→ **Written exercise**
Check every line below for the word "with" and show those that hold it.

[begin Entries shown]

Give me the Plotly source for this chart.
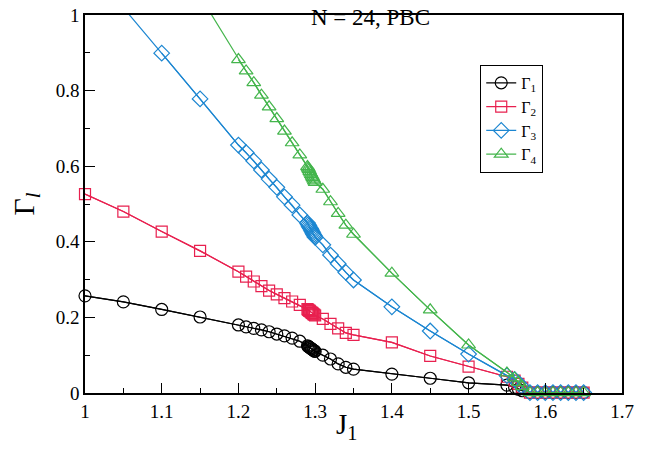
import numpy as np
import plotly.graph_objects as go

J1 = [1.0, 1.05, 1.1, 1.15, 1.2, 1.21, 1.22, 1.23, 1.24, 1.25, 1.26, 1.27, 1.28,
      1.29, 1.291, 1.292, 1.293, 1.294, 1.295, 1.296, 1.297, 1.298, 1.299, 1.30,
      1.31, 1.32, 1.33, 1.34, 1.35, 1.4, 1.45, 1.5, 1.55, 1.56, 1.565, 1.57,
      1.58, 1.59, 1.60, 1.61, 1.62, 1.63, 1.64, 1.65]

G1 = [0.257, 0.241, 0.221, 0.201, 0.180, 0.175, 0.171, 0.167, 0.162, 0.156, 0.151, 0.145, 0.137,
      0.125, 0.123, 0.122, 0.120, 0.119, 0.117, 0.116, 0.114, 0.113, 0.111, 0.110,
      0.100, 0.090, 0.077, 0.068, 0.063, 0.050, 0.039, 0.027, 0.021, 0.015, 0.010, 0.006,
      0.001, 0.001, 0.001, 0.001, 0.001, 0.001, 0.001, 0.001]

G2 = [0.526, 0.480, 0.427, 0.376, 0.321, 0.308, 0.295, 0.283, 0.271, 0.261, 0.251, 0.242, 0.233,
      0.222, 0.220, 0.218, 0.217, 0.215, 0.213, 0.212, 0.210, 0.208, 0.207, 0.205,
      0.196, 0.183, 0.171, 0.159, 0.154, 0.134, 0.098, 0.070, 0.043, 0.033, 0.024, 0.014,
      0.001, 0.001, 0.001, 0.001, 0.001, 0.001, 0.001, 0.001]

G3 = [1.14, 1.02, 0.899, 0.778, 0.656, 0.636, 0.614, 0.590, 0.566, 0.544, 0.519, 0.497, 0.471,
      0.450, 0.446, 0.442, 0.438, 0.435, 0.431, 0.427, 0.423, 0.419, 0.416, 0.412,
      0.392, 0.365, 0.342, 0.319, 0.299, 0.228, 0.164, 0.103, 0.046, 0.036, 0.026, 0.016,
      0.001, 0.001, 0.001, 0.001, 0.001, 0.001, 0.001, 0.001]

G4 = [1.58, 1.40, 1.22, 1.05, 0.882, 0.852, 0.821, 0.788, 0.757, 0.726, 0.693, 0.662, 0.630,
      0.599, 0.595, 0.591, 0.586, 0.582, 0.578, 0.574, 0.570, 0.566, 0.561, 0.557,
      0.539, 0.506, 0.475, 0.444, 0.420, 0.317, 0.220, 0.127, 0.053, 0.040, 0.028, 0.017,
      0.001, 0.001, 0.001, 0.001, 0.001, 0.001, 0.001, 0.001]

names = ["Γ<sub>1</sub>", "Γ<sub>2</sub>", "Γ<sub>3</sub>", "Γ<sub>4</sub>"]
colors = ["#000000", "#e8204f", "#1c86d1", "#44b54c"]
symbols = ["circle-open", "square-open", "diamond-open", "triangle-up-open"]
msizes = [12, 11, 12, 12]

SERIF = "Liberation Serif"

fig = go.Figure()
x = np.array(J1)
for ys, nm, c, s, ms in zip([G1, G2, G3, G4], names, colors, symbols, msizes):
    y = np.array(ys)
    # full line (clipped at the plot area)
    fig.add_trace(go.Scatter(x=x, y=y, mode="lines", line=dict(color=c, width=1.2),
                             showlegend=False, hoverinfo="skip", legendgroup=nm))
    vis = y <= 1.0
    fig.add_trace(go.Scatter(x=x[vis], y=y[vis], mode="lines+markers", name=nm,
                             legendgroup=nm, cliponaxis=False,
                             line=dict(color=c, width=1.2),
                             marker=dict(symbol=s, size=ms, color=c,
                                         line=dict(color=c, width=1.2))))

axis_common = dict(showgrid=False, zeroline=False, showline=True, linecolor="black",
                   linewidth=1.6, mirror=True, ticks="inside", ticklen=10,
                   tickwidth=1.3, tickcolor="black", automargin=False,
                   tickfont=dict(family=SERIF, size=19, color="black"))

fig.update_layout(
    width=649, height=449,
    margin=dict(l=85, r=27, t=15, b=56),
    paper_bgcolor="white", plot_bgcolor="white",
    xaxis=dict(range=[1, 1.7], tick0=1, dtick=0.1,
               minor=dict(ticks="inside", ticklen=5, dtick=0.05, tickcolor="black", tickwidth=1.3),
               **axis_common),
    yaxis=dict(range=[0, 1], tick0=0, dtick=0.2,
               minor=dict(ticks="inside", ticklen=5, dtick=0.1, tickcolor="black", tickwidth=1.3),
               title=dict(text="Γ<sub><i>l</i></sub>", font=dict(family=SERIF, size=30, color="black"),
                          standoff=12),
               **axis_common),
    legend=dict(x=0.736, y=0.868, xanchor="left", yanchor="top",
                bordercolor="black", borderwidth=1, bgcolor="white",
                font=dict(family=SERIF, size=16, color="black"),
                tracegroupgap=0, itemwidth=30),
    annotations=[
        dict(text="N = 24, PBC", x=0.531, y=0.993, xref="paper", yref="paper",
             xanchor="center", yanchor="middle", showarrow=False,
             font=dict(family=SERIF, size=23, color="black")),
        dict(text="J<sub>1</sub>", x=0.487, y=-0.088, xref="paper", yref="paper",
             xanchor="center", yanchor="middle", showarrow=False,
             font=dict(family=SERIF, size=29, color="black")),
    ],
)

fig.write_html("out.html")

[end Entries shown]
[begin Entries shown]

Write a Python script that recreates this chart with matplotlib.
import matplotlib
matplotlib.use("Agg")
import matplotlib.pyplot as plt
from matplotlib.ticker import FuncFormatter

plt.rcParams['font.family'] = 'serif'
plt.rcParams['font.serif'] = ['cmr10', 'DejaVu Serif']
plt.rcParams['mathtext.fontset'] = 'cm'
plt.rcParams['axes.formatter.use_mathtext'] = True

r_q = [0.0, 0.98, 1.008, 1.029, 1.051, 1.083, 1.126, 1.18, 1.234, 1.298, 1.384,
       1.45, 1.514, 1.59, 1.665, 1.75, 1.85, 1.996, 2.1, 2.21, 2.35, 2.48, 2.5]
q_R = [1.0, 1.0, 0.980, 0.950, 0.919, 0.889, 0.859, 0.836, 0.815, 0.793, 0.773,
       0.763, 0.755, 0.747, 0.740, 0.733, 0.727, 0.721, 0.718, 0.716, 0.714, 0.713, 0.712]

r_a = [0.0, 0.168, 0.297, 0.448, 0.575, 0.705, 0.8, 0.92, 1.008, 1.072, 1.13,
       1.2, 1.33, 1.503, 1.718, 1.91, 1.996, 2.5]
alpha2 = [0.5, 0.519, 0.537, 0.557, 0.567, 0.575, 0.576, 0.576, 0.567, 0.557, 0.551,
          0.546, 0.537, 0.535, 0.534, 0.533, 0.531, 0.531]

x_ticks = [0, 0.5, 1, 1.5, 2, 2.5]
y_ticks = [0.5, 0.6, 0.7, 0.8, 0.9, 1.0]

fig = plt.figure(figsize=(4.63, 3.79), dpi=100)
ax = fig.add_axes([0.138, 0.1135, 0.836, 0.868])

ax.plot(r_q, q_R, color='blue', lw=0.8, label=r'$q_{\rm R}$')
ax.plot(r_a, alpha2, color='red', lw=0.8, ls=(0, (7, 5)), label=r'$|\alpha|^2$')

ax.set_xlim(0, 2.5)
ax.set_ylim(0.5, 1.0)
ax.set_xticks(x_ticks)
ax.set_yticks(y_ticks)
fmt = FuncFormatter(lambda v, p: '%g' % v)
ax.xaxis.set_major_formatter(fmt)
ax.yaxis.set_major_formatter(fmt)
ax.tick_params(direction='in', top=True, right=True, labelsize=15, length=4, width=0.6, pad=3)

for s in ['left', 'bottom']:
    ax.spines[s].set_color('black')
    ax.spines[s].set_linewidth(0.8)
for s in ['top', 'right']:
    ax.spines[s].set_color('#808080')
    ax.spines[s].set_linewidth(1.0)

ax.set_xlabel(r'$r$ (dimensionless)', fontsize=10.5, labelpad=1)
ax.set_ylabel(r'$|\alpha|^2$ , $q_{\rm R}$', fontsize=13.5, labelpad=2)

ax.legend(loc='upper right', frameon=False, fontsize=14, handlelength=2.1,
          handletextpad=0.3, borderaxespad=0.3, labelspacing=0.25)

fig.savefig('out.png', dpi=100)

[end Entries shown]
[begin Entries shown]

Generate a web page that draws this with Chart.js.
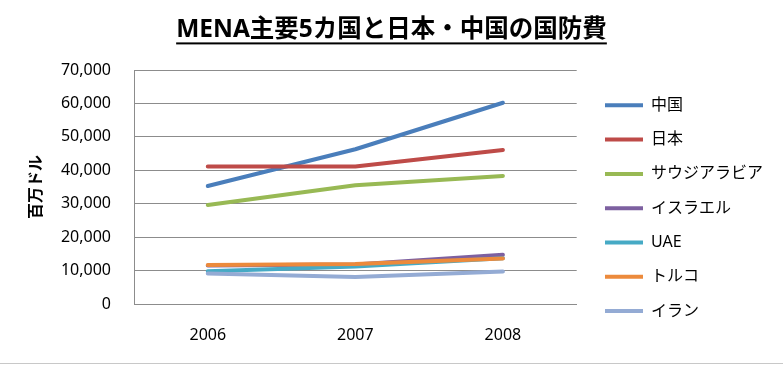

[end Entries shown]

→ **Result**
Write a Python script that recreates this chart with matplotlib.
Generate a web page that draws this with Chart.js.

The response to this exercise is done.